A letter by Vicente Blasco Ibáñez—the renowned twentieth century Spanish writer—constitutes the prologue to Octavio Méndez Pereira’s novel, Núñez de Balboa. Blasco Ibáñez is the author of Tirano Banderas, the first novel about the threat dictatorships pose in Latin America, and of Los cuatro jinetes del Apocalipsis (The Four Horsemen of the Apocalypse)—the latter entered cinematic history as the first Spanish-language work of fiction to make it onto the silver screen. (The Four Horsemen of the Apocalypse also helped make Rudolph Valentino a silent film legend.)

In the letter, Blasco Ibáñez reminisces about a visit to Panamá when, during an afternoon outing with the illustrious educator, Octavio Méndez Pereira, he visited the ruins of Panamá Viejo, the original site of the nation’s capital, destroyed by the Welsh pirate Henry Morgan in 1671. According to Blasco Ibáñez’s letter, the stories Méndez Pereira told him, the hauntingly beautiful tropical sunset, and the ghosts of Spanish colonizers walking among the vestiges of Panamá’s former capital inspired him to ask the Panamanian to collaborate in writing a novel about the city’s early annihilation. Blasco Ibáñez’s plan was for Méndez Pereira, a genuine scholar, to conduct the research, and then he, the imaginative writer, would take that information and turn it into a novel.

But the project was destined to never get off the ground. Shortly after his return to Spain, Vicente Blasco Ibáñez became ill, and he died only a few years later. Nevertheless, Octavio Méndez Pereira, his heart still ablaze from the Spaniard’s proposal to collaborate, decided to write a novel of his own. This literary venture, however, would not be about the topic the two men had agreed upon.
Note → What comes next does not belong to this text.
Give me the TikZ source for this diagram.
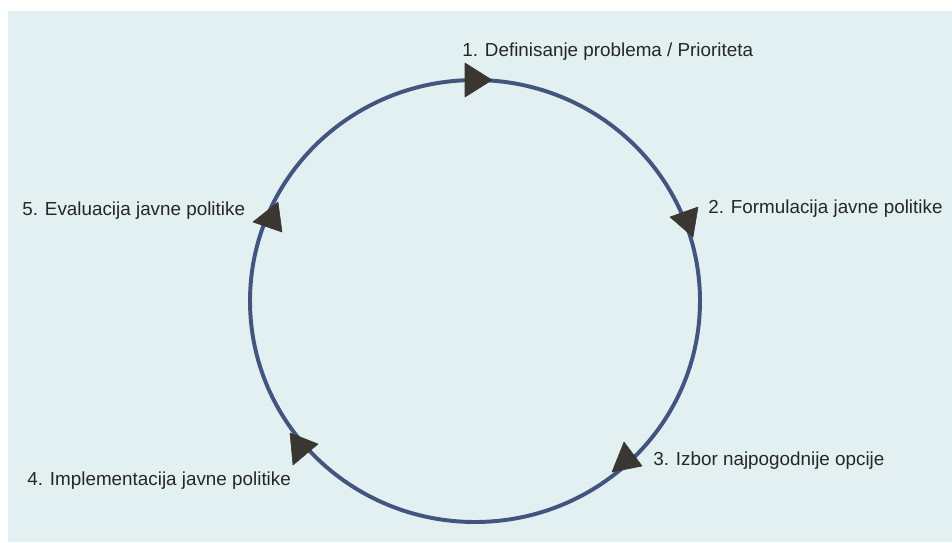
\documentclass[tikz,border=0pt]{standalone}
\usepackage{fontspec}
\setmainfont{Liberation Sans}
\definecolor{bgblue}{RGB}{226,240,241}
\definecolor{ringblue}{RGB}{66,84,128}
\definecolor{headgray}{RGB}{58,54,50}
\definecolor{textgray}{RGB}{38,38,38}
\begin{document}
\begin{tikzpicture}[x=0.025cm, y=-0.025cm,
  stage/.style = {anchor=base west, inner sep=0pt, text=textgray,
                  font=\fontsize{13.4}{16}\selectfont},
  arrowhead/.style = {fill=headgray, draw=headgray, line join=round, line width=0.4pt}]

\useasboundingbox (0,0) rectangle (952,542);
\fill [bgblue] (8,11) rectangle (952,542);

% the cycle
\draw [ringblue, line width=2.8pt] (475,301) ellipse [x radius=225, y radius=221];

% arrow heads on the ring
\foreach \a/\b/\c in {{(492,80)}/{(465,63)}/{(465,97)},
                      {(670,217)}/{(698,207)}/{(693,237)},
                      {(624,442)}/{(642,466)}/{(612,472)},
                      {(290,433)}/{(318,444)}/{(293,465)},
                      {(278,202)}/{(253,222)}/{(282,232)}}
  {\filldraw [arrowhead] \a -- \b -- \c -- cycle;}

% stages
\node [stage] (s1) at (462,56)  {1. Definisanje problema / Prioriteta};
\node [stage] (s2) at (708,213) {2. Formulacija javne politike};
\node [stage] (s3) at (653,465) {3. Izbor najpogodnije opcije};
\node [stage] (s4) at (27,485)  {4. Implementacija javne politike};
\node [stage] (s5) at (22,215)  {5. Evaluacija javne politike};

\end{tikzpicture}
\end{document}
Instead, the Panamanian’s work would tell a story that had haunted him since childhood—the life and death of Vasco Núñez de Balboa, the first European to set eyes on the Pacific Ocean.
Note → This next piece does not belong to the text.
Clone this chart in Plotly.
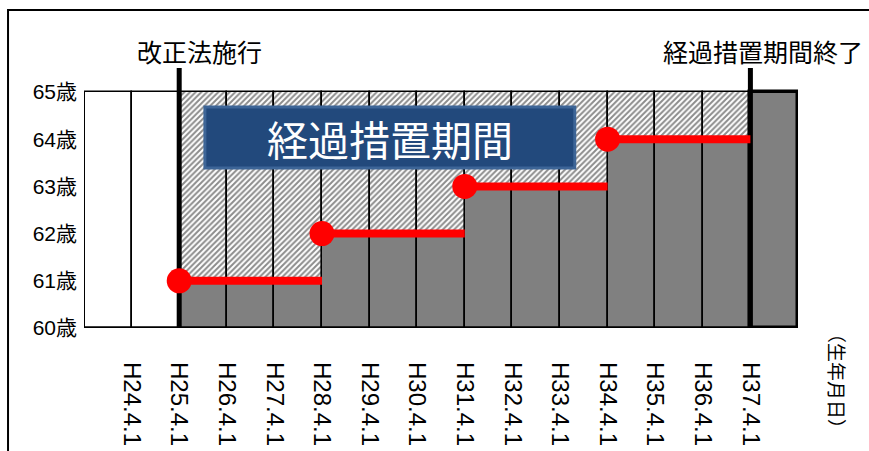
import plotly.graph_objects as go

# Birth-date boundaries (tick labels sit on the bar boundaries)
birth_dates = ["H24.4.1", "H25.4.1", "H26.4.1", "H27.4.1", "H28.4.1", "H29.4.1", "H30.4.1",
               "H31.4.1", "H32.4.1", "H33.4.1", "H34.4.1", "H35.4.1", "H36.4.1", "H37.4.1"]
# Pension starting age per birth-year band (None = not covered, drawn blank)
pension_age = [None, None, 61, 61, 61, 62, 62, 62, 63, 63, 63, 64, 64, 64, 65]
final_age = 65
base_age = 60
age_ticks = [60, 61, 62, 63, 64, 65]
age_labels = ["60歳", "61歳", "62歳", "63歳", "64歳", "65歳"]

# Step levels of the transition period: level, start boundary, end boundary
step_levels = [61, 62, 63, 64]
step_start = [2, 5, 8, 11]
step_end = [5, 8, 11, 14]
law_start = 2        # boundary where the revised law takes effect
transition_end = 14  # boundary where the transition period ends

n = len(pension_age)
centers = [i + 0.5 for i in range(n)]

JP = "Noto Sans CJK JP"
LATIN_JP = "Liberation Sans, Noto Sans CJK JP"
fig = go.Figure()

# Blank bands (full height, white)
blank_x = [c for c, a in zip(centers, pension_age) if a is None]
fig.add_trace(go.Bar(x=blank_x, y=[final_age - base_age] * len(blank_x), base=base_age,
                     width=1, marker=dict(color="white", line=dict(color="black", width=1.6)),
                     hoverinfo="skip"))

# Grey part: age at which the pension starts
grey_idx = [i for i, a in enumerate(pension_age) if a is not None and a < final_age]
fig.add_trace(go.Bar(x=[centers[i] for i in grey_idx],
                     y=[pension_age[i] - base_age for i in grey_idx], base=base_age,
                     width=1, marker=dict(color="#808080", line=dict(color="black", width=1.6)),
                     hoverinfo="skip"))

# Hatched part: remaining gap up to the final age
fig.add_trace(go.Bar(x=[centers[i] for i in grey_idx],
                     y=[final_age - pension_age[i] for i in grey_idx],
                     base=[pension_age[i] for i in grey_idx],
                     width=1,
                     marker=dict(color="white", line=dict(color="black", width=1.6),
                                 pattern=dict(shape="/", size=4, solidity=0.5,
                                              fgcolor="#1a1a1a", bgcolor="white")),
                     hoverinfo="skip"))

# Last band: full final age, heavier outline
last_idx = [i for i, a in enumerate(pension_age) if a == final_age]
fig.add_trace(go.Bar(x=[centers[i] for i in last_idx],
                     y=[final_age - base_age for i in last_idx], base=base_age,
                     width=1, marker=dict(color="#808080", line=dict(color="black", width=3.5)),
                     hoverinfo="skip"))

# Heavy markers for the start and the end of the transition period
for bx in (law_start, transition_end):
    fig.add_trace(go.Scatter(x=[bx, bx], y=[base_age, 65.52], mode="lines",
                             line=dict(color="black", width=5), hoverinfo="skip"))

# Red staircase of the starting age
sx, sy = [], []
for lv, a, b in zip(step_levels, step_start, step_end):
    sx += [a, b, None]
    sy += [lv, lv, None]
fig.add_trace(go.Scatter(x=sx, y=sy, mode="lines", line=dict(color="#ff0000", width=8),
                         hoverinfo="skip"))
fig.add_trace(go.Scatter(x=step_start, y=step_levels, mode="markers",
                         marker=dict(color="#ff0000", size=25), cliponaxis=False,
                         hoverinfo="skip"))

# Outer frame
fig.add_shape(type="rect", xref="paper", yref="paper", x0=-0.1064, x1=1.3, y0=-0.7, y1=1.223,
              line=dict(color="black", width=2), fillcolor="rgba(0,0,0,0)", layer="below")

# Left and bottom edges of the chart body
fig.add_shape(type="line", xref="x", yref="y", x0=0, x1=0, y0=base_age, y1=final_age,
              line=dict(color="black", width=2), layer="above")
fig.add_shape(type="line", xref="x", yref="y", x0=0, x1=n, y0=base_age, y1=base_age,
              line=dict(color="black", width=3), layer="above")

# "経過措置期間" label box
fig.add_shape(type="rect", xref="x", yref="y", x0=2.54, x1=10.31, y0=63.39, y1=64.68,
              fillcolor="#22497c", line=dict(color="#3d6597", width=3), layer="above")
fig.add_annotation(x=6.43, y=64.03, xref="x", yref="y", text="経過措置期間", showarrow=False,
                   font=dict(family=JP, size=41, color="white"))

# Labels above the heavy markers
fig.add_annotation(x=law_start, y=1.065, xref="x", yref="paper", xshift=20,
                   text="改正法施行", showarrow=False, yanchor="middle",
                   font=dict(family=JP, size=25, color="black"))
fig.add_annotation(x=transition_end, y=1.065, xref="x", yref="paper", xshift=13,
                   text="経過措置期間終了", showarrow=False, yanchor="middle",
                   font=dict(family=JP, size=25, color="black"))

# Axis caption for birth date
fig.add_annotation(x=1.0, y=-0.204, xref="paper", yref="paper", xshift=40,
                   text="（生年月日）", textangle=90, showarrow=False,
                   xanchor="center", yanchor="middle",
                   font=dict(family=JP, size=19, color="black"))

fig.update_layout(
    width=869, height=451,
    margin=dict(l=84, r=71, t=68, b=123, autoexpand=False),
    paper_bgcolor="white", plot_bgcolor="white",
    showlegend=False, barmode="overlay", bargap=0,
    xaxis=dict(range=[0, n], tickmode="array", tickvals=list(range(1, len(birth_dates) + 1)),
               ticktext=birth_dates, tickangle=90, showgrid=False, zeroline=False,
               ticks="", ticklabelstandoff=33, automargin=False,
               tickfont=dict(family="Liberation Sans Narrow, Liberation Sans", size=24,
                             color="black")),
    yaxis=dict(range=[60, 65.508], tickmode="array", tickvals=age_ticks, ticktext=age_labels,
               showgrid=False, zeroline=False, ticks="", ticklabelstandoff=6, automargin=False,
               tickfont=dict(family=LATIN_JP, size=21, color="black")),
)

fig.write_html("out.html")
After years of arduous labor, Octavio Méndez Pereira published, in Spain, his volume on Balboa. The book remains his most noted contribution to Panamanian letters. (His most remembered gift to Panamanian culture, however, was the founding of the Universidad de Panamá—an institution of which he was the first rector and that is often referred to as “La Casa de Méndez Pereira.”)
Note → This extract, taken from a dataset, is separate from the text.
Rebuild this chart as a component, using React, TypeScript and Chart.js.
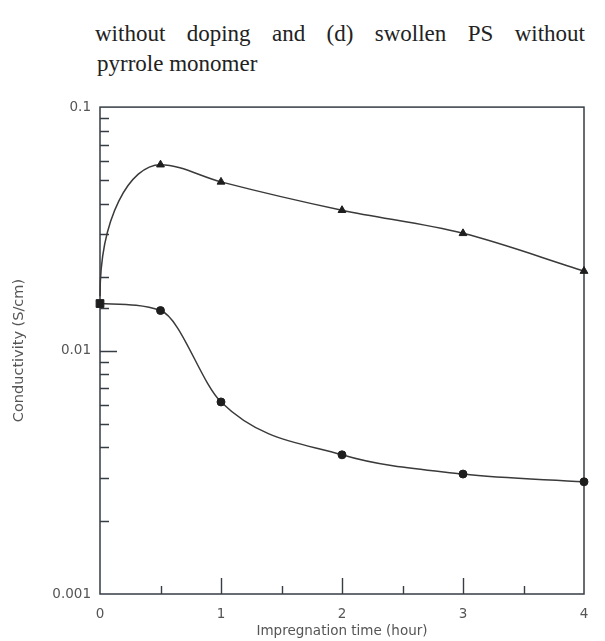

Núñez de Balboa is a noble effort at narrating—as “fiction”—the complex, yet fascinating, tale of this Spanish explorer. But if I am to give my honest assessment, Méndez Pereira, although a remarkable scholar, was not equipped to be a novelist.

The Panamanian’s scholarly background frequently intrudes in his attempt to write historical fiction. As a result, the narrative tug of war between writing a novel and the author’s natural inclination toward writing an academic biography weighs the work down. Ultimately, and without a doubt because of this, Méndez Pereira produced an unsuccessful literary hybrid, and only those readers passionately interested in the Spanish explorer’s life will find the book enjoyable. What’s more, Octavio Méndez Pereira’s indecisiveness with regard to his choice of genre is clearly reflected in the different titles he gave this work, all of which appear either on the cover or in the opening pages: Núñez de Balboa; Vasco Núñez de Balboa; or El tesoro de Daibaibe. Take your pick.

Still, in spite of the work’s shortcomings, if one thinks back to Vicente Blasco Ibáñez and Octavio Méndez Pereira’s collaborative dream—the investigative origins of this “novel”—Núñez de Balboa does provide the groundwork for any contemporary author who may be interested in taking the Panamanian’s effort one step further: to write an accomplished work of fiction about Vasco Núñez de Balboa’s life. The explorer’s deeds, as well as his misdeeds, are, after all, most worthy of the effort.

When seen through this lens, then, Octavio Méndez Pereira’s contribution to Panamanian literature stands proudly as a novel yet to be written.